Oh no, you say. (You skeptic.) A slideshow? Are you SURE that's going to do the trick?

Ah, but this is not just any slideshow. Not like the sexual harrassment awareness luncheons at your office where everyone rolls their eyes, searches through the free sandwiches for the one they really like, and waits til it's over. No: this is a slideshow that will emphasize "'core values' training in how to operate professionally and humanely."


If soldiers in active duty don't understand DON'T KILL CIVILIANS, what on earth are you going to put in a slideshow to get through to them?


Okay, I feel a little better. Jesus god, this war is exhausting. Sarcasm falls in the face of it.

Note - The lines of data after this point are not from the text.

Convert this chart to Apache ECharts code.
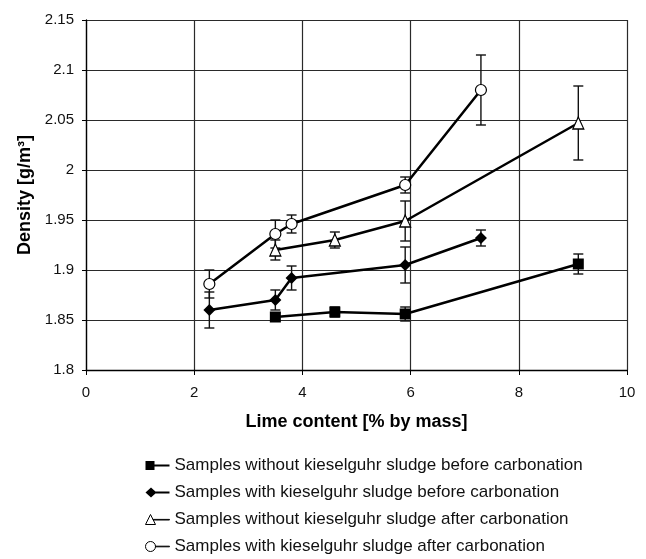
<!DOCTYPE html>
<html>
<head>
<meta charset="utf-8">
<script src="https://cdn.jsdelivr.net/npm/echarts@6/dist/echarts.min.js"></script>
<style>
  html, body { margin: 0; padding: 0; background: #fff; }
  #chart { width: 646px; height: 559px; }
</style>
</head>
<body>
<div id="chart"></div>
<script>
/* ---------- data ---------- */
const seriesNames = [
    'Samples without kieselguhr sludge before carbonation',
    'Samples with kieselguhr sludge before carbonation',
    'Samples without kieselguhr sludge after carbonation',
    'Samples with kieselguhr sludge after carbonation'
];
// lime content [% by mass]
const limeNoKgBefore = [3.5, 4.6, 5.9, 9.1];
const limeKgBefore = [2.28, 3.5, 3.8, 5.9, 7.3];
const limeNoKgAfter = [3.5, 4.6, 5.9, 9.1];
const limeKgAfter = [2.28, 3.5, 3.8, 5.9, 7.3];
// density
const densNoKgBefore = [1.853, 1.858, 1.856, 1.906];
const densKgBefore = [1.860, 1.870, 1.892, 1.905, 1.932];
const densNoKgAfter = [1.920, 1.930, 1.949, 2.047];
const densKgAfter = [1.886, 1.936, 1.946, 1.985, 2.080];
// error bar half widths
const errNoKgBefore = [0.004, 0.005, 0.007, 0.010];
const errKgBefore = [0.018, 0.010, 0.012, 0.018, 0.008];
const errNoKgAfter = [0.010, 0.008, 0.020, 0.037];
const errKgAfter = [0.014, 0.014, 0.009, 0.008, 0.035];

const xTicks = { min: 0, max: 10, interval: 2 };
const yTicks = { min: 1.8, max: 2.15, interval: 0.05 };

/* ---------- helpers ---------- */
const FONT = '"Liberation Sans", Arial, Helvetica, sans-serif';
const pts = (xs, ys) => xs.map((x, i) => [x, ys[i]]);
const bars = (xs, ys, es) => xs.map((x, i) => [x, ys[i] - es[i], ys[i] + es[i]]);

function errorSeries(data) {
    return {
        type: 'custom',
        silent: true,
        z: 1,
        encode: { x: 0, y: [1, 2] },
        data,
        renderItem: (params, api) => {
            const x = api.value(0);
            const lo = api.coord([x, api.value(1)]);
            const hi = api.coord([x, api.value(2)]);
            const st = { stroke: '#111', lineWidth: 1.4 };
            const cap = 5;
            return {
                type: 'group',
                children: [
                    { type: 'line', shape: { x1: lo[0], y1: lo[1], x2: hi[0], y2: hi[1] }, style: st },
                    { type: 'line', shape: { x1: lo[0] - cap, y1: lo[1], x2: lo[0] + cap, y2: lo[1] }, style: st },
                    { type: 'line', shape: { x1: hi[0] - cap, y1: hi[1], x2: hi[0] + cap, y2: hi[1] }, style: st }
                ]
            };
        }
    };
}

function lineSeries(name, data, symbol, size, hollow) {
    return {
        name, type: 'line', data, z: 3,
        symbol, symbolSize: size,
        lineStyle: { color: '#000', width: 2.5 },
        itemStyle: hollow
            ? { color: '#fff', borderColor: '#000', borderWidth: 1.2 }
            : { color: '#000', borderColor: '#000', borderWidth: 0 }
    };
}

/* legend icons: marker at left, line to the right */
const iconSquare = 'path://M0 0.5L9 0.5L9 9.5L0 9.5ZM9 4.1L24 4.1L24 5.9L9 5.9Z';
const iconDiamond = 'path://M5.5 0L11 5L5.5 10L0 5ZM10 4.1L24 4.1L24 5.9L10 5.9Z';
const iconTriangle = 'path://M5 0L10 10L0 10ZM7.6 4.9L24 4.9L24 5.5L7.6 5.5Z';
const iconCircle = 'path://M0 5A5 5 0 1 1 10 5A5 5 0 1 1 0 5ZM10 4.7L24 4.7L24 5.3L10 5.3Z';

const chart = echarts.init(document.getElementById('chart'));
chart.setOption({
    animation: false,
    backgroundColor: '#fff',
    textStyle: { fontFamily: FONT, color: '#000' },
    grid: { left: 86, right: 19, top: 20, bottom: 189 },
    xAxis: {
        type: 'value', ...xTicks,
        name: 'Lime content [% by mass]',
        nameLocation: 'middle', nameGap: 43,
        nameTextStyle: { fontFamily: FONT, fontSize: 18, fontWeight: 'bold', color: '#000' },
        axisLine: { show: true, onZero: false, lineStyle: { color: '#000', width: 1.3 } },
        axisTick: { show: true, length: 5, lineStyle: { color: '#000' } },
        axisLabel: { margin: 15, fontFamily: FONT, fontSize: 15, color: '#111' },
        splitLine: { show: true, lineStyle: { color: '#2a2a2a', width: 1.2 } }
    },
    yAxis: {
        type: 'value', ...yTicks,
        name: 'Density [g/m³]',
        nameLocation: 'middle', nameGap: 52,
        nameTextStyle: { fontFamily: FONT, fontSize: 18, fontWeight: 'bold', color: '#000' },
        axisLine: { show: true, onZero: false, lineStyle: { color: '#000', width: 1.3 } },
        axisTick: { show: true, length: 4, lineStyle: { color: '#000' } },
        axisLabel: {
            margin: 12, fontFamily: FONT, fontSize: 15, color: '#111',
            formatter: v => String(parseFloat(v.toFixed(2)))
        },
        splitLine: { show: true, lineStyle: { color: '#2a2a2a', width: 1.2 } }
    },
    legend: {
        orient: 'vertical',
        left: 145, top: 457,
        padding: 0,
        itemWidth: 24, itemHeight: 10, itemGap: 10,
        textStyle: { fontFamily: FONT, fontSize: 17, color: '#111' },
        data: [
            { name: seriesNames[0], icon: iconSquare, itemStyle: { color: '#000', borderWidth: 0 } },
            { name: seriesNames[1], icon: iconDiamond, itemStyle: { color: '#000', borderWidth: 0 } },
            { name: seriesNames[2], icon: iconTriangle, itemStyle: { color: '#fff', borderColor: '#000', borderWidth: 1 } },
            { name: seriesNames[3], icon: iconCircle, itemStyle: { color: '#fff', borderColor: '#000', borderWidth: 1 } }
        ]
    },
    series: [
        errorSeries(bars(limeNoKgBefore, densNoKgBefore, errNoKgBefore)),
        errorSeries(bars(limeKgBefore, densKgBefore, errKgBefore)),
        errorSeries(bars(limeNoKgAfter, densNoKgAfter, errNoKgAfter)),
        errorSeries(bars(limeKgAfter, densKgAfter, errKgAfter)),
        lineSeries(seriesNames[0], pts(limeNoKgBefore, densNoKgBefore), 'rect', 11, false),
        lineSeries(seriesNames[1], pts(limeKgBefore, densKgBefore), 'diamond', 12, false),
        lineSeries(seriesNames[2], pts(limeNoKgAfter, densNoKgAfter), 'triangle', [11, 12], true),
        lineSeries(seriesNames[3], pts(limeKgAfter, densKgAfter), 'circle', 11, true)
    ]
});
window.addEventListener('resize', () => chart.resize());
</script>
</body>
</html>
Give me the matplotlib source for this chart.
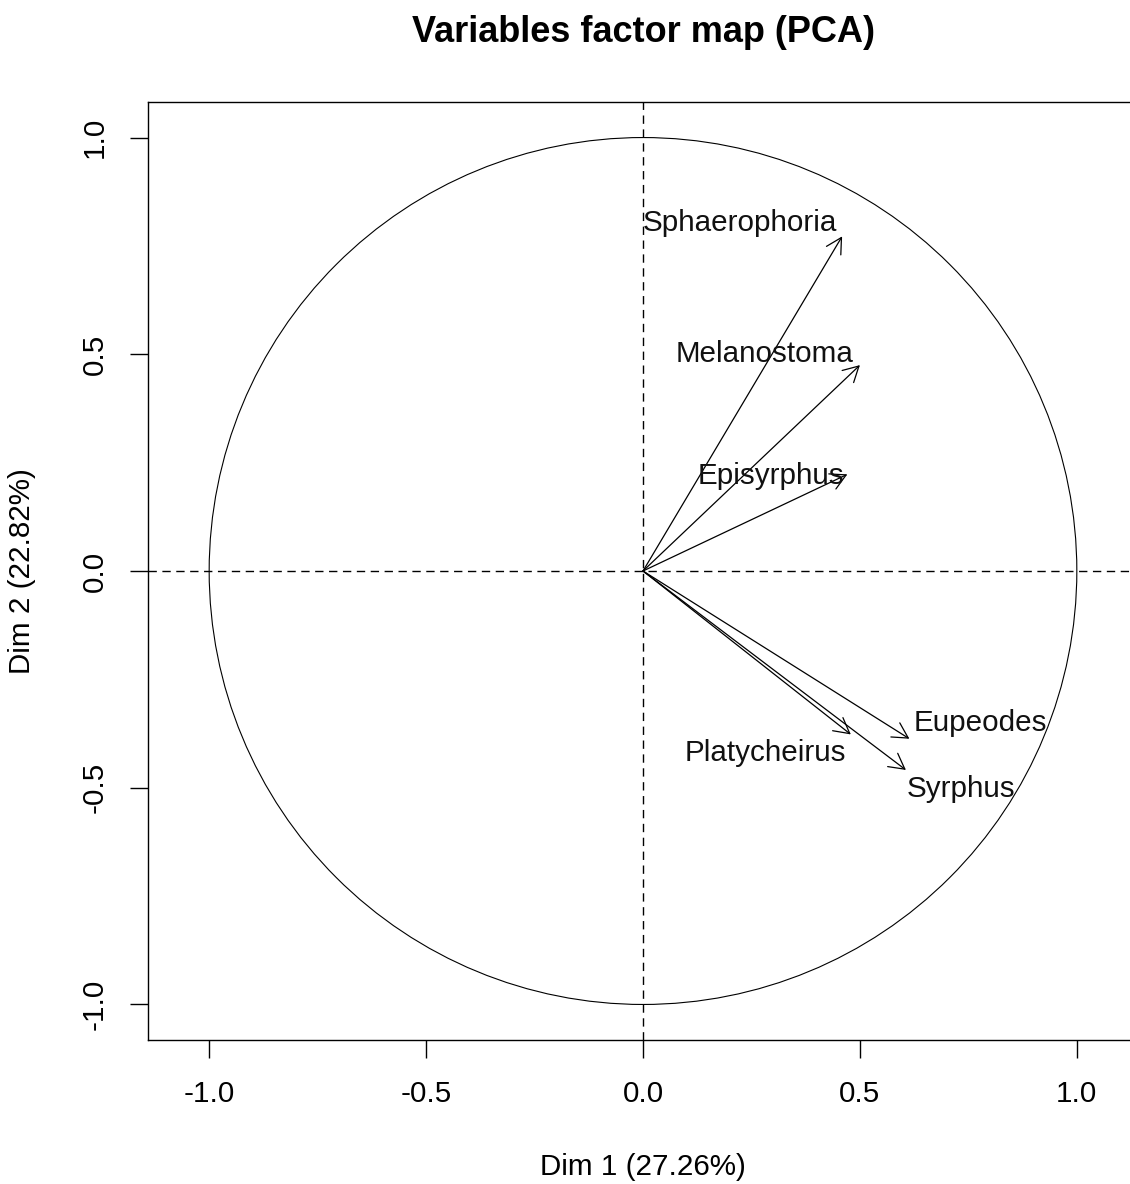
import matplotlib.pyplot as plt
from matplotlib.patches import Circle

plt.rcParams['font.family'] = ['Liberation Sans', 'DejaVu Sans']

# variable coordinates on Dim 1 / Dim 2 (arrow tips)
variables = ['Sphaerophoria', 'Melanostoma', 'Episyrphus', 'Platycheirus', 'Eupeodes', 'Syrphus']
dim1 = [0.459, 0.500, 0.471, 0.479, 0.614, 0.606]
dim2 = [0.772, 0.475, 0.223, -0.377, -0.387, -0.459]

# where the labels sit (repelled)
label_x = [0.224, 0.280, 0.294, 0.283, 0.777, 0.734]
label_y = [0.785, 0.482, 0.200, -0.438, -0.369, -0.521]

ticks = [-1.0, -0.5, 0.0, 0.5, 1.0]
tick_labels = ['-1.0', '-0.5', '0.0', '0.5', '1.0']

W, H = 1130, 1184
fig = plt.figure(figsize=(W / 100, H / 100), dpi=100)
ax = fig.add_axes([148 / W, (H - 1040) / H, (1138 - 148) / W, (1040 - 102) / H])
ax.set_xlim(-1.141, 1.141)
ax.set_ylim(-1.082, 1.082)

for s in ax.spines.values():
    s.set_linewidth(1.0)
    s.set_color('black')

ax.add_patch(Circle((0, 0), 1.0, fill=False, color='black', lw=0.8))
ax.axhline(0, color='black', lw=1.0, dashes=(6, 4))
ax.axvline(0, color='black', lw=1.0, dashes=(6, 4))

fs = 21.3
for name, x, y, lx, ly in zip(variables, dim1, dim2, label_x, label_y):
    ax.annotate('', xy=(x, y), xytext=(0, 0),
                arrowprops=dict(arrowstyle='->,head_length=0.55,head_width=0.3',
                                mutation_scale=20, lw=0.9, color='black',
                                shrinkA=0, shrinkB=0))
    ax.text(lx, ly, name, ha='center', va='baseline', fontsize=fs, color='#111111')

ax.set_xticks(ticks)
ax.set_xticklabels(tick_labels)
ax.set_yticks(ticks)
ax.set_yticklabels(tick_labels, rotation=90, va='center')
ax.tick_params(axis='both', length=13, width=1.0, labelsize=fs, color='black')
ax.tick_params(axis='x', pad=16)
ax.tick_params(axis='y', pad=15)

fig.text(643 / W, 1 - 1167 / H, 'Dim 1 (27.26%)', ha='center', va='center', fontsize=fs)
fig.text(22 / W, 1 - 571 / H, 'Dim 2 (22.82%)', ha='center', va='center', fontsize=fs, rotation=90)
fig.text(643 / W, 1 - 33 / H, 'Variables factor map (PCA)', ha='center', va='center',
         fontsize=26, fontweight='bold')

fig.savefig('out.png', dpi=100)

The truth is, I feel for the soldiers -- they're in an impossible position, embedded in an increasingly hostile community, facing an invisible enemy that never weakens, knowing that the government that sent them there has no plan for how to get them out and knowing that support for their mission back home has dwindled. That must suck. But you know who I feel worse for? The increasingly hostile community that's stuck in the middle of what may turn into a civil war, patrolled by soliders growing ever more trigger-happy and stressed out.

I just finished reading Assassination Vacation by Sarah Vowell and I'm currently reading Plan B: Further Thoughts on Faith by Anne Lamott. Both women take their frustration at the president, specifically at his drawing us into this unwinable war, and mold interesting books out of it: in Vowell's case, she takes the reader on a guided tour through the three successful presidential assassinations in American history (Lincoln, Garfield, McKinley). Lamott struggles to love Bush the way Jesus loves him or, failing that, to be funny.

If you're as tired and cynical at this point as I am, I recommend both books. They may have been written as coping mechanisms, but reading them works as one too.